_GIVEN ENTRIES:_
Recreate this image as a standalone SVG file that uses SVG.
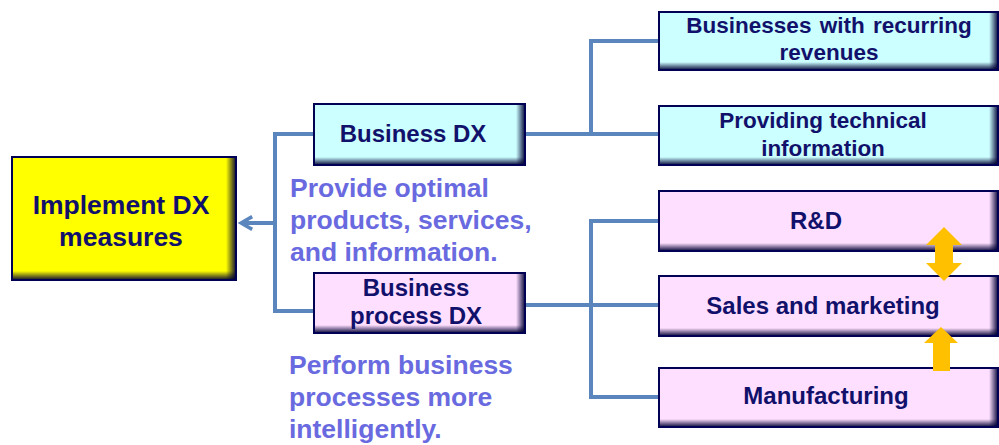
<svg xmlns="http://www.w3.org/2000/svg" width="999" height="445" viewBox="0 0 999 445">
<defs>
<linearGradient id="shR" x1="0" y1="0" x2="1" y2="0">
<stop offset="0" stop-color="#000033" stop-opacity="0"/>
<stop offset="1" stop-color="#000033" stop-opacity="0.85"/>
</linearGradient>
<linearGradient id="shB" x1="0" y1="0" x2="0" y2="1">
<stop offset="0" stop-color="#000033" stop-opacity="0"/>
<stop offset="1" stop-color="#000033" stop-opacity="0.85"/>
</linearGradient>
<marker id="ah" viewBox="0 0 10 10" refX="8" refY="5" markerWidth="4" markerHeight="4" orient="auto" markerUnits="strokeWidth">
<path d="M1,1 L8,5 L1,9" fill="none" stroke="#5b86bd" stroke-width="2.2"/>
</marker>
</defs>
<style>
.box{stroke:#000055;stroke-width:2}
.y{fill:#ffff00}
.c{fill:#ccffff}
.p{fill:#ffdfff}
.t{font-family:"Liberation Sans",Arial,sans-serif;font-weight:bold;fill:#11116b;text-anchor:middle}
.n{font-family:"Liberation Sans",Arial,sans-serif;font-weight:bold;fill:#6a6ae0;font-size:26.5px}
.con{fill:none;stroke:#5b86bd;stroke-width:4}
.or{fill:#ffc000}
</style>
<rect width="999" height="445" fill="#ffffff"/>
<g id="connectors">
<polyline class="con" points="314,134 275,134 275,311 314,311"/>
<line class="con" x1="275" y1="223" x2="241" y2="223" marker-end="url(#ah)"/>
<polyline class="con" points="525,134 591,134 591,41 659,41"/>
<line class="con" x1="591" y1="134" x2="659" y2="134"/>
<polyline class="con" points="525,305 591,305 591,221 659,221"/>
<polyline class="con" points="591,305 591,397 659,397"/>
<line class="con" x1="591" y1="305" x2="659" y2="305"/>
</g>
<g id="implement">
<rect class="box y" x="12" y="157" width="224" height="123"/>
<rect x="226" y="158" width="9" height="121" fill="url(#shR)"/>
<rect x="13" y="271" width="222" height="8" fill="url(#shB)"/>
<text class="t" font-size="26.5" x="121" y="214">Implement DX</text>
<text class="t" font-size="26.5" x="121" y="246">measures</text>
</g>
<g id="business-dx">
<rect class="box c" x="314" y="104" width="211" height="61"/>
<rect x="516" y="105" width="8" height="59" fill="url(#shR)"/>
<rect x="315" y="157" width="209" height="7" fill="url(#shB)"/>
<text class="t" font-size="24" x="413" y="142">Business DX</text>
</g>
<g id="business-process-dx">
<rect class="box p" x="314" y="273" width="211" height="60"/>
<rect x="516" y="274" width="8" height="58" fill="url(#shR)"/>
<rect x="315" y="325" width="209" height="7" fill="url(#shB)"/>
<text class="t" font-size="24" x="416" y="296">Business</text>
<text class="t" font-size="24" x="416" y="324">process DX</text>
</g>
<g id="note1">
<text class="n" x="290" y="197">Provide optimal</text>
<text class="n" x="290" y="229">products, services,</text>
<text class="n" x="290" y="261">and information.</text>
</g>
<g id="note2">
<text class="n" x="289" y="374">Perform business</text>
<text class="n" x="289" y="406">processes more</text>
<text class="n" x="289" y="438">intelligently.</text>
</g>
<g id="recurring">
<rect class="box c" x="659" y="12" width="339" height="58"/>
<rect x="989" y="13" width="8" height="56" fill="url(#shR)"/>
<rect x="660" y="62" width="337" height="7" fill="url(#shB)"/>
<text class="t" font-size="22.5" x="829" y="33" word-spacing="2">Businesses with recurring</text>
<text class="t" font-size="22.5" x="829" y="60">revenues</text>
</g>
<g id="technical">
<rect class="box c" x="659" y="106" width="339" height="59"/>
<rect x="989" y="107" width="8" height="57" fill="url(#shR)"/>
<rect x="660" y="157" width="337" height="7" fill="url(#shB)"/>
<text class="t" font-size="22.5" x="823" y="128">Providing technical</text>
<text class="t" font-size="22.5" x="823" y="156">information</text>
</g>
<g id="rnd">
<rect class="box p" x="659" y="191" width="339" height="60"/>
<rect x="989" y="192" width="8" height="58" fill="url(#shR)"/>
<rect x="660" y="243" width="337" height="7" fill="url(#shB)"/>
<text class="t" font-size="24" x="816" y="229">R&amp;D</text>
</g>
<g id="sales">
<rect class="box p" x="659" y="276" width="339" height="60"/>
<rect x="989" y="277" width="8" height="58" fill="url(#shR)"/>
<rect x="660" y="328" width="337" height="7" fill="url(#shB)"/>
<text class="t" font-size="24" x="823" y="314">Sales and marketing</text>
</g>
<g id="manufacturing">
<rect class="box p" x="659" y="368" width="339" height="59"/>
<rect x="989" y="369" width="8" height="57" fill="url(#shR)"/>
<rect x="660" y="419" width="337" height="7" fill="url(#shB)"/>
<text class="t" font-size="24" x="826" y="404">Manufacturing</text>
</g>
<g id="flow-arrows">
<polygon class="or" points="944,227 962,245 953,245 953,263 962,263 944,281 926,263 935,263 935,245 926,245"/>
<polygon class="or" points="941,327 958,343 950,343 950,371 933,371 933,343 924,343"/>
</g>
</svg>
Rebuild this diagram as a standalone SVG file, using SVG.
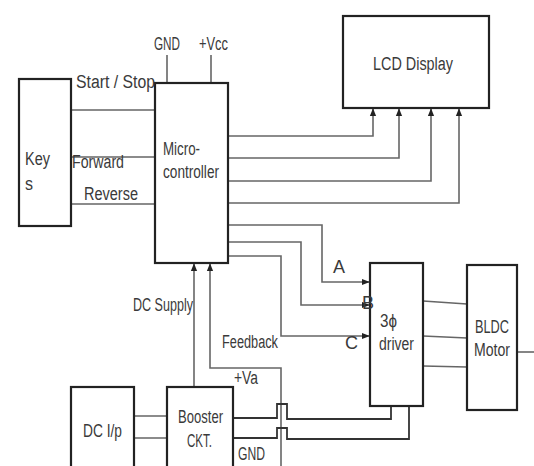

_OBJECTIVE:_
Each entry must be retyped word for word, with every image omitted.

_EXERCISE OUTPUT:_
Recreate this image as a standalone SVG file that uses SVG.
<svg xmlns="http://www.w3.org/2000/svg" width="999" height="445" viewBox="0 0 999 445">
<defs>
<linearGradient id="shR" x1="0" y1="0" x2="1" y2="0">
<stop offset="0" stop-color="#000033" stop-opacity="0"/>
<stop offset="1" stop-color="#000033" stop-opacity="0.85"/>
</linearGradient>
<linearGradient id="shB" x1="0" y1="0" x2="0" y2="1">
<stop offset="0" stop-color="#000033" stop-opacity="0"/>
<stop offset="1" stop-color="#000033" stop-opacity="0.85"/>
</linearGradient>
<marker id="ah" viewBox="0 0 10 10" refX="8" refY="5" markerWidth="4" markerHeight="4" orient="auto" markerUnits="strokeWidth">
<path d="M1,1 L8,5 L1,9" fill="none" stroke="#5b86bd" stroke-width="2.2"/>
</marker>
</defs>
<style>
.box{stroke:#000055;stroke-width:2}
.y{fill:#ffff00}
.c{fill:#ccffff}
.p{fill:#ffdfff}
.t{font-family:"Liberation Sans",Arial,sans-serif;font-weight:bold;fill:#11116b;text-anchor:middle}
.n{font-family:"Liberation Sans",Arial,sans-serif;font-weight:bold;fill:#6a6ae0;font-size:26.5px}
.con{fill:none;stroke:#5b86bd;stroke-width:4}
.or{fill:#ffc000}
</style>
<rect width="999" height="445" fill="#ffffff"/>
<g id="connectors">
<polyline class="con" points="314,134 275,134 275,311 314,311"/>
<line class="con" x1="275" y1="223" x2="241" y2="223" marker-end="url(#ah)"/>
<polyline class="con" points="525,134 591,134 591,41 659,41"/>
<line class="con" x1="591" y1="134" x2="659" y2="134"/>
<polyline class="con" points="525,305 591,305 591,221 659,221"/>
<polyline class="con" points="591,305 591,397 659,397"/>
<line class="con" x1="591" y1="305" x2="659" y2="305"/>
</g>
<g id="implement">
<rect class="box y" x="12" y="157" width="224" height="123"/>
<rect x="226" y="158" width="9" height="121" fill="url(#shR)"/>
<rect x="13" y="271" width="222" height="8" fill="url(#shB)"/>
<text class="t" font-size="26.5" x="121" y="214">Implement DX</text>
<text class="t" font-size="26.5" x="121" y="246">measures</text>
</g>
<g id="business-dx">
<rect class="box c" x="314" y="104" width="211" height="61"/>
<rect x="516" y="105" width="8" height="59" fill="url(#shR)"/>
<rect x="315" y="157" width="209" height="7" fill="url(#shB)"/>
<text class="t" font-size="24" x="413" y="142">Business DX</text>
</g>
<g id="business-process-dx">
<rect class="box p" x="314" y="273" width="211" height="60"/>
<rect x="516" y="274" width="8" height="58" fill="url(#shR)"/>
<rect x="315" y="325" width="209" height="7" fill="url(#shB)"/>
<text class="t" font-size="24" x="416" y="296">Business</text>
<text class="t" font-size="24" x="416" y="324">process DX</text>
</g>
<g id="note1">
<text class="n" x="290" y="197">Provide optimal</text>
<text class="n" x="290" y="229">products, services,</text>
<text class="n" x="290" y="261">and information.</text>
</g>
<g id="note2">
<text class="n" x="289" y="374">Perform business</text>
<text class="n" x="289" y="406">processes more</text>
<text class="n" x="289" y="438">intelligently.</text>
</g>
<g id="recurring">
<rect class="box c" x="659" y="12" width="339" height="58"/>
<rect x="989" y="13" width="8" height="56" fill="url(#shR)"/>
<rect x="660" y="62" width="337" height="7" fill="url(#shB)"/>
<text class="t" font-size="22.5" x="829" y="33" word-spacing="2">Businesses with recurring</text>
<text class="t" font-size="22.5" x="829" y="60">revenues</text>
</g>
<g id="technical">
<rect class="box c" x="659" y="106" width="339" height="59"/>
<rect x="989" y="107" width="8" height="57" fill="url(#shR)"/>
<rect x="660" y="157" width="337" height="7" fill="url(#shB)"/>
<text class="t" font-size="22.5" x="823" y="128">Providing technical</text>
<text class="t" font-size="22.5" x="823" y="156">information</text>
</g>
<g id="rnd">
<rect class="box p" x="659" y="191" width="339" height="60"/>
<rect x="989" y="192" width="8" height="58" fill="url(#shR)"/>
<rect x="660" y="243" width="337" height="7" fill="url(#shB)"/>
<text class="t" font-size="24" x="816" y="229">R&amp;D</text>
</g>
<g id="sales">
<rect class="box p" x="659" y="276" width="339" height="60"/>
<rect x="989" y="277" width="8" height="58" fill="url(#shR)"/>
<rect x="660" y="328" width="337" height="7" fill="url(#shB)"/>
<text class="t" font-size="24" x="823" y="314">Sales and marketing</text>
</g>
<g id="manufacturing">
<rect class="box p" x="659" y="368" width="339" height="59"/>
<rect x="989" y="369" width="8" height="57" fill="url(#shR)"/>
<rect x="660" y="419" width="337" height="7" fill="url(#shB)"/>
<text class="t" font-size="24" x="826" y="404">Manufacturing</text>
</g>
<g id="flow-arrows">
<polygon class="or" points="944,227 962,245 953,245 953,263 962,263 944,281 926,263 935,263 935,245 926,245"/>
<polygon class="or" points="941,327 958,343 950,343 950,371 933,371 933,343 924,343"/>
</g>
</svg>
Rebuild this diagram as a standalone SVG file, using SVG.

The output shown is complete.